Problem details:
Nothing in the data should change when you return it, but leave the pictures out.

Data section:
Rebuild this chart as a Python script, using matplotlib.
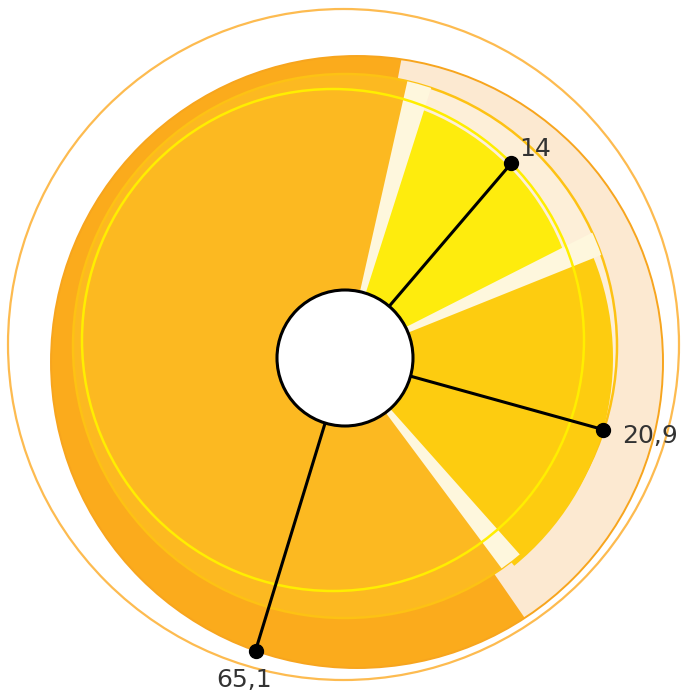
import numpy as np
import matplotlib
matplotlib.use("Agg")
import matplotlib.pyplot as plt
from matplotlib.patches import Wedge, Circle

# data
values = [14, 20.9, 65.1]
labels = ["14", "20,9", "65,1"]
slice_colors = ["#FEEC0D", "#FDCC10", "#FCB921"]

# layout (pixel units, y down)
start_deg = 15.2            # clockwise from 12 o'clock
label_deg = [40.5, 105.5, 197]
label_off = [(8, 7, "left"), (19, -13, "left"), (-11, -36, "center")]
hole_c, hole_r = (345, 358), 68
disc_c, disc_r = (357, 362), 306
ring_c, ring_r = (345, 346), 272      # gold ring
face_c, face_r = (333, 340), 251      # yellow ring
outer_c, outer_r = (343.5, 344.5), 335.5

fig = plt.figure(figsize=(6.82, 6.91), dpi=100)
ax = fig.add_axes([0, 0, 1, 1])
ax.set_xlim(0, 682)
ax.set_ylim(691, 0)
ax.set_aspect("equal")
ax.axis("off")


def th(c):
    # compass angle -> wedge angle (y axis is inverted)
    return c - 90


def circ(c, r):
    return Circle(c, r, transform=ax.transData)


def ray_hit(c, r, deg):
    # where the ray from the hole centre meets circle (c, r)
    u = np.array([np.sin(np.radians(deg)), -np.cos(np.radians(deg))])
    d = np.array(hole_c) - np.array(c)
    b = d @ u
    t = -b + np.sqrt(b * b - (d @ d - r * r))
    return np.array(hole_c) + t * u, u


bounds = start_deg + np.concatenate([[0], np.cumsum(values)]) / sum(values) * 360
pad = 4.5

ax.add_patch(Circle(outer_c, outer_r, fill=False, ec="#FDBB50", lw=1.6))
ax.add_patch(Circle(disc_c, disc_r, fc="#FBAB1C", ec="none"))

# pale band behind the two small slices
pale = Wedge(hole_c, 420, th(bounds[0] - pad), th(bounds[2] + pad), fc="#FCE9D1", ec="none")
ax.add_patch(pale)
pale.set_clip_path(circ(disc_c, disc_r))
pale2 = Wedge(hole_c, 420, th(bounds[0] - pad), th(bounds[2] + pad), fc="#FDEFD8", ec="none")
ax.add_patch(pale2)
pale2.set_clip_path(circ(ring_c, ring_r))
ax.add_patch(Circle(disc_c, disc_r, fill=False, ec="#F7A51E", lw=1.4))

# slices
big = Wedge(hole_c, 420, th(bounds[2]), th(bounds[3]), fc=slice_colors[2], ec="none")
ax.add_patch(big)
big.set_clip_path(circ(ring_c, ring_r))
small = Wedge(hole_c, 420, th(bounds[0]), th(bounds[1]), fc=slice_colors[0], ec="none")
ax.add_patch(small)
small.set_clip_path(circ(face_c, 247))
ax.add_patch(Circle(ring_c, ring_r, fill=False, ec="#FDC214", lw=1.8))
ax.add_patch(Wedge(hole_c, 268, th(bounds[1]), th(bounds[2]), fc=slice_colors[1], ec="none"))

# light gaps between slices
for b in bounds[:3]:
    g = Wedge(hole_c, 420, th(b) - 2.5, th(b) + 2.5, fc="#FEF7DD", ec="none")
    ax.add_patch(g)
    g.set_clip_path(circ(ring_c, ring_r))

ax.add_patch(Circle(face_c, face_r, fill=False, ec="#FFEE00", lw=1.8))

# leaders and labels
targets = [(face_c, face_r), (hole_c, 268), (disc_c, disc_r)]
for i in range(3):
    p, u = ray_hit(targets[i][0], targets[i][1], label_deg[i])
    s = np.array(hole_c) + (hole_r + 1) * u
    ax.plot([s[0], p[0]], [s[1], p[1]], color="black", lw=2.2, zorder=5)
    ax.plot(p[0], p[1], "o", color="black", ms=10, zorder=6)
    dx, dy, ha = label_off[i]
    ax.annotate(labels[i], p, xytext=(dx, dy), textcoords="offset pixels",
                ha=ha, va="baseline", fontsize=18, color="#333333", zorder=7)

ax.add_patch(Circle(hole_c, hole_r, fc="white", ec="black", lw=2.2, zorder=8))

plt.savefig("out.png", dpi=100)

Reply to the task:
Rebuild this chart as a Python script, using matplotlib.
import numpy as np
import matplotlib
matplotlib.use("Agg")
import matplotlib.pyplot as plt
from matplotlib.patches import Wedge, Circle

# data
values = [14, 20.9, 65.1]
labels = ["14", "20,9", "65,1"]
slice_colors = ["#FEEC0D", "#FDCC10", "#FCB921"]

# layout (pixel units, y down)
start_deg = 15.2            # clockwise from 12 o'clock
label_deg = [40.5, 105.5, 197]
label_off = [(8, 7, "left"), (19, -13, "left"), (-11, -36, "center")]
hole_c, hole_r = (345, 358), 68
disc_c, disc_r = (357, 362), 306
ring_c, ring_r = (345, 346), 272      # gold ring
face_c, face_r = (333, 340), 251      # yellow ring
outer_c, outer_r = (343.5, 344.5), 335.5

fig = plt.figure(figsize=(6.82, 6.91), dpi=100)
ax = fig.add_axes([0, 0, 1, 1])
ax.set_xlim(0, 682)
ax.set_ylim(691, 0)
ax.set_aspect("equal")
ax.axis("off")


def th(c):
    # compass angle -> wedge angle (y axis is inverted)
    return c - 90


def circ(c, r):
    return Circle(c, r, transform=ax.transData)


def ray_hit(c, r, deg):
    # where the ray from the hole centre meets circle (c, r)
    u = np.array([np.sin(np.radians(deg)), -np.cos(np.radians(deg))])
    d = np.array(hole_c) - np.array(c)
    b = d @ u
    t = -b + np.sqrt(b * b - (d @ d - r * r))
    return np.array(hole_c) + t * u, u


bounds = start_deg + np.concatenate([[0], np.cumsum(values)]) / sum(values) * 360
pad = 4.5

ax.add_patch(Circle(outer_c, outer_r, fill=False, ec="#FDBB50", lw=1.6))
ax.add_patch(Circle(disc_c, disc_r, fc="#FBAB1C", ec="none"))

# pale band behind the two small slices
pale = Wedge(hole_c, 420, th(bounds[0] - pad), th(bounds[2] + pad), fc="#FCE9D1", ec="none")
ax.add_patch(pale)
pale.set_clip_path(circ(disc_c, disc_r))
pale2 = Wedge(hole_c, 420, th(bounds[0] - pad), th(bounds[2] + pad), fc="#FDEFD8", ec="none")
ax.add_patch(pale2)
pale2.set_clip_path(circ(ring_c, ring_r))
ax.add_patch(Circle(disc_c, disc_r, fill=False, ec="#F7A51E", lw=1.4))

# slices
big = Wedge(hole_c, 420, th(bounds[2]), th(bounds[3]), fc=slice_colors[2], ec="none")
ax.add_patch(big)
big.set_clip_path(circ(ring_c, ring_r))
small = Wedge(hole_c, 420, th(bounds[0]), th(bounds[1]), fc=slice_colors[0], ec="none")
ax.add_patch(small)
small.set_clip_path(circ(face_c, 247))
ax.add_patch(Circle(ring_c, ring_r, fill=False, ec="#FDC214", lw=1.8))
ax.add_patch(Wedge(hole_c, 268, th(bounds[1]), th(bounds[2]), fc=slice_colors[1], ec="none"))

# light gaps between slices
for b in bounds[:3]:
    g = Wedge(hole_c, 420, th(b) - 2.5, th(b) + 2.5, fc="#FEF7DD", ec="none")
    ax.add_patch(g)
    g.set_clip_path(circ(ring_c, ring_r))

ax.add_patch(Circle(face_c, face_r, fill=False, ec="#FFEE00", lw=1.8))

# leaders and labels
targets = [(face_c, face_r), (hole_c, 268), (disc_c, disc_r)]
for i in range(3):
    p, u = ray_hit(targets[i][0], targets[i][1], label_deg[i])
    s = np.array(hole_c) + (hole_r + 1) * u
    ax.plot([s[0], p[0]], [s[1], p[1]], color="black", lw=2.2, zorder=5)
    ax.plot(p[0], p[1], "o", color="black", ms=10, zorder=6)
    dx, dy, ha = label_off[i]
    ax.annotate(labels[i], p, xytext=(dx, dy), textcoords="offset pixels",
                ha=ha, va="baseline", fontsize=18, color="#333333", zorder=7)

ax.add_patch(Circle(hole_c, hole_r, fc="white", ec="black", lw=2.2, zorder=8))

plt.savefig("out.png", dpi=100)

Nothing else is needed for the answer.